Why exit strategy is the heart of underwriting
Bridging is repaid in one go at the end of the term, not through monthly capital repayments. So the lender's entire return — and recovery of their capital — depends on what you do at the end. That's your exit strategy.
A weak or vague exit is the single biggest reason bridging applications get declined or repriced. A strong, evidenced exit is also the single biggest lever you have to negotiate a better rate.
1. Sale of the secured property
The simplest exit. You sell the property the bridge is secured against, and the sale proceeds repay the loan.
Evidence lenders want: an estate agent's market appraisal, comparable sales evidence, photos in marketing condition, and ideally the property already listed. If you have an offer in hand, even better.
Where it's used: downsizing, executor sales, breaking a chain, properties bought to flip.
2. Refinance to a long-term mortgage
You replace the bridge with a long-term mortgage — residential, buy-to-let, or commercial — once the property is mortgageable.
Evidence lenders want: an Agreement in Principle (AIP) from the long-term lender, evidence of income/rental, and a clear timeline. The stronger the AIP, the more competitive the bridging rate you can negotiate.
Where it's used: auction purchases that complete before mortgage offers, refurbishment projects waiting for the works to finish, change-of-use cases.
3. Refurbishment then sale
You buy a property below market value, fund the works with the bridge (or a separate facility), then sell at the higher post-refurb value.
Evidence lenders want: a costed schedule of works, builder quotes, an end-value (GDV) appraisal from a RICS surveyor, and your track record on previous projects.
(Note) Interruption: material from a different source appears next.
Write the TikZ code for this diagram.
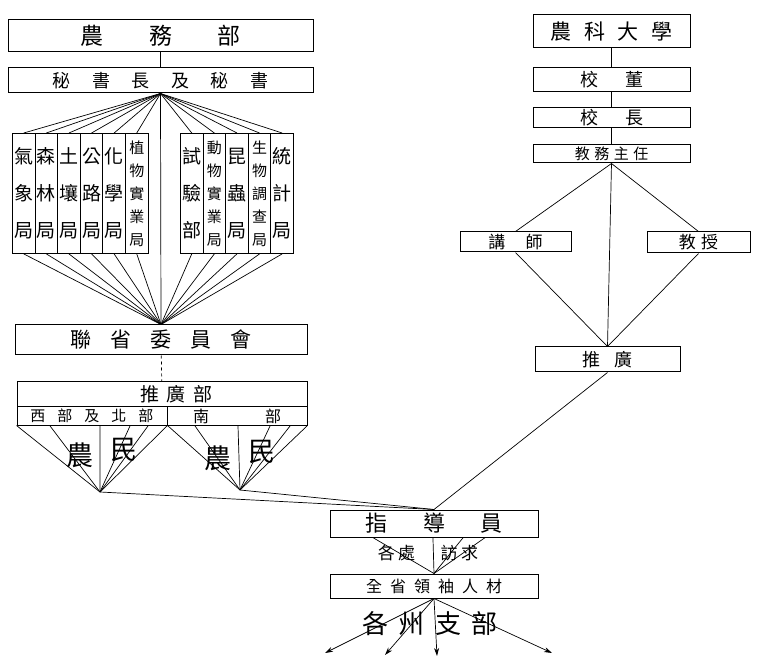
\documentclass[tikz,border=0pt]{standalone}
\usepackage{fontspec}
\newfontfamily\cjk{Noto Sans CJK TC}
\usetikzlibrary{calc,positioning,arrows.meta}

\begin{document}
\begin{tikzpicture}[x=1pt,y=-1pt,
    box/.style={draw,rectangle,line width=1pt,inner sep=0pt,
                font=\cjk\fontsize{18}{18}\selectfont},
    col/.style={draw,rectangle,line width=0.9pt,inner sep=0pt,
                minimum width=22.6pt,minimum height=120pt,
                anchor=north west,align=center},
    tri/.style={col,font=\cjk\fontsize{19}{37}\selectfont},
    penta/.style={col,font=\cjk\fontsize{15}{23}\selectfont},
    ln/.style={line width=0.7pt},
    arr/.style={-{Stealth[length=8pt,width=5pt]},line width=0.7pt}]
  \useasboundingbox (0,0) rectangle (764,671);

  % ministry side
  \node[box,minimum width=305pt,minimum height=32pt,font=\cjk\fontsize{23}{23}\selectfont]
    (mini) at (160.5,36) {農\hspace{2em}務\hspace{2em}部};
  \node[box,minimum width=305pt,minimum height=25pt] (sec) at (160.5,80.5)
    {秘\hspace{1.2em}書\hspace{1.2em}長\hspace{1.2em}及\hspace{1.2em}秘\hspace{1.2em}書};
  \draw[ln] (mini) -- (sec);

  % bureaus
  \foreach \t [count=\i from 0] in {氣\\象\\局,森\\林\\局,土\\壤\\局,公\\路\\局,化\\學\\局}
    \node[tri] (l\i) at (12+22.6*\i,133) {\t};
  \node[penta] (l5) at (125,133) {植\\物\\實\\業\\局};
  \node[tri] (r0) at (180,133) {試\\驗\\部};
  \node[penta] (r1) at (202.6,133) {動\\物\\實\\業\\局};
  \node[tri] (r2) at (225.2,133) {昆\\蟲\\局};
  \node[penta] (r3) at (247.8,133) {生\\物\\調\\查\\局};
  \node[tri] (r4) at (270.4,133) {統\\計\\局};

  \node[box,minimum width=292pt,minimum height=30pt,font=\cjk\fontsize{21}{21}\selectfont]
    (unite) at (161,340) {聯\hspace{0.9em}省\hspace{0.9em}委\hspace{0.9em}員\hspace{0.9em}會};
  \foreach \c in {l0,l1,l2,l3,l4,l5,r0,r1,r2,r3,r4} {
    \draw[ln] (sec.south) -- (\c.north);
    \draw[ln] (\c.south) -- (unite.north);
  }
  \draw[ln] (sec.south) -- (unite.north);

  % extension
  \node[box,minimum width=290pt,minimum height=25pt,font=\cjk\fontsize{19}{19}\selectfont]
    (extd) at (162,394.5) {\hspace{1.5em}推\hspace{0.4em}廣\hspace{0.4em}部};
  \draw[ln,dashed] (unite) -- (extd);
  \node[box,minimum width=150pt,minimum height=18pt,font=\cjk\fontsize{15}{15}\selectfont]
    (west) at (92,416) {西\hspace{0.8em}部\hspace{0.8em}及\hspace{0.8em}北\hspace{0.8em}部};
  \node[box,minimum width=140pt,minimum height=18pt,font=\cjk\fontsize{16}{16}\selectfont]
    (south) at (237,416) {南\hspace{3.5em}部};

  \coordinate (tipL) at (100,492);
  \coordinate (tipR) at (240,490);
  \draw[ln] (west.south west) -- (tipL) -- (west.south east) -- (tipR) -- (south.south east);
  \foreach \f in {0.22,0.553,0.753,0.873}
    \draw[ln] ($(west.south west)!\f!(west.south east)$) -- (tipL);
  \foreach \f in {0.2,0.507,0.736,0.879}
    \draw[ln] ($(south.south west)!\f!(south.south east)$) -- (tipR);
  \node[font=\cjk\fontsize{27}{27}\selectfont] (fa1) at (80,455) {農};
  \node[font=\cjk\fontsize{27}{27}\selectfont] (fb1) at (124,450) {民};
  \node[font=\cjk\fontsize{27}{27}\selectfont] (fa2) at (218,458) {農};
  \node[font=\cjk\fontsize{27}{27}\selectfont] (fb2) at (262,452) {民};

  % college side
  \node[box,minimum width=157pt,minimum height=33pt,font=\cjk\fontsize{21}{21}\selectfont]
    (coll) at (611.5,31.5) {農\hspace{0.6em}科\hspace{0.6em}大\hspace{0.6em}學};
  \node[box,minimum width=157pt,minimum height=24pt] (board) at (611.5,80) {校\hspace{1.5em}董};
  \node[box,minimum width=157pt,minimum height=20pt] (pres) at (611.5,118) {校\hspace{1.5em}長};
  \node[box,minimum width=157pt,minimum height=18pt,font=\cjk\fontsize{15}{15}\selectfont]
    (dean) at (611.5,154) {教\hspace{0.3em}務\hspace{0.3em}主\hspace{0.3em}任};
  \draw[ln] (coll) -- (board) -- (pres) -- (dean);
  \node[box,minimum width=111pt,minimum height=20pt,font=\cjk\fontsize{17}{17}\selectfont]
    (lect) at (515.5,242) {講\hspace{1.2em}師};
  \node[box,minimum width=103pt,minimum height=21pt,font=\cjk\fontsize{17}{17}\selectfont]
    (prof) at (698.5,242.5) {教\hspace{0.3em}授};
  \node[box,minimum width=145pt,minimum height=25pt] (ext) at (607.5,359.5) {推\hspace{0.8em}廣};
  \draw[ln] (dean.south) -- (lect.north);
  \draw[ln] (dean.south) -- (prof.north);
  \draw[ln] (dean.south) -- (ext.north);
  \draw[ln] (lect.south) -- (ext.north);
  \draw[ln] (prof.south) -- (ext.north);

  % agents
  \node[box,minimum width=208pt,minimum height=27pt,font=\cjk\fontsize{22}{22}\selectfont]
    (guide) at (434,523.5) {指\hspace{1.6em}導\hspace{1.6em}員};
  \draw[ln] (tipL) -- (guide.north);
  \draw[ln] (tipR) -- (guide.north);
  \draw[ln] (ext.south) -- (guide.north);
  \node[box,minimum width=208pt,minimum height=24pt,font=\cjk\fontsize{16}{16}\selectfont]
    (lead) at (434,586) {全\hspace{0.5em}省\hspace{0.5em}領\hspace{0.5em}袖\hspace{0.5em}人\hspace{0.5em}材};
  \foreach \f in {0.207,0.495,0.64,0.745}
    \draw[ln] ($(guide.south west)!\f!(guide.south east)$) -- (lead.north);
  \node[font=\cjk\fontsize{17}{17}\selectfont] (seek) at (428,553)
    {各\hspace{0.2em}處\hspace{1.5em}訪\hspace{0.2em}求};

  \coordinate (d1) at (325,653);
  \coordinate (d2) at (385,655);
  \coordinate (d3) at (437,656);
  \coordinate (d4) at (552,653);
  \foreach \d in {d1,d2,d3,d4}
    \draw[arr] (lead.south) -- (\d);
  \node[font=\cjk\fontsize{26}{26}\selectfont] (county) at (430,624)
    {各\hspace{0.4em}州\hspace{0.4em}支\hspace{0.4em}部};
\end{tikzpicture}
\end{document}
Where it's used: light or heavy refurbishment, conversions, properties bought specifically to add value.
4. Development exit
A specialist bridge that repays expensive development finance once the build is complete and Practical Completion is signed off, giving you breathing room while units sell.
Evidence lenders want: Practical Completion certificate, building control sign-off, sales appraisal of completed units, and any reservations already taken.
Where it's used: developers transitioning from build to sell, with development finance about to default-rate.
What if your exit fails?
Things slip. Sales fall through. Mortgage offers come back lower than expected. The earlier you flag a problem, the more options you have.
- Term extension — most lenders offer 1–3 months at a higher rate
- Rebridging — refinance to another bridging lender, with tighter terms
- Forced sale — the lender can require the property to be sold
Build a buffer into your term and tell your broker the moment things look uncertain.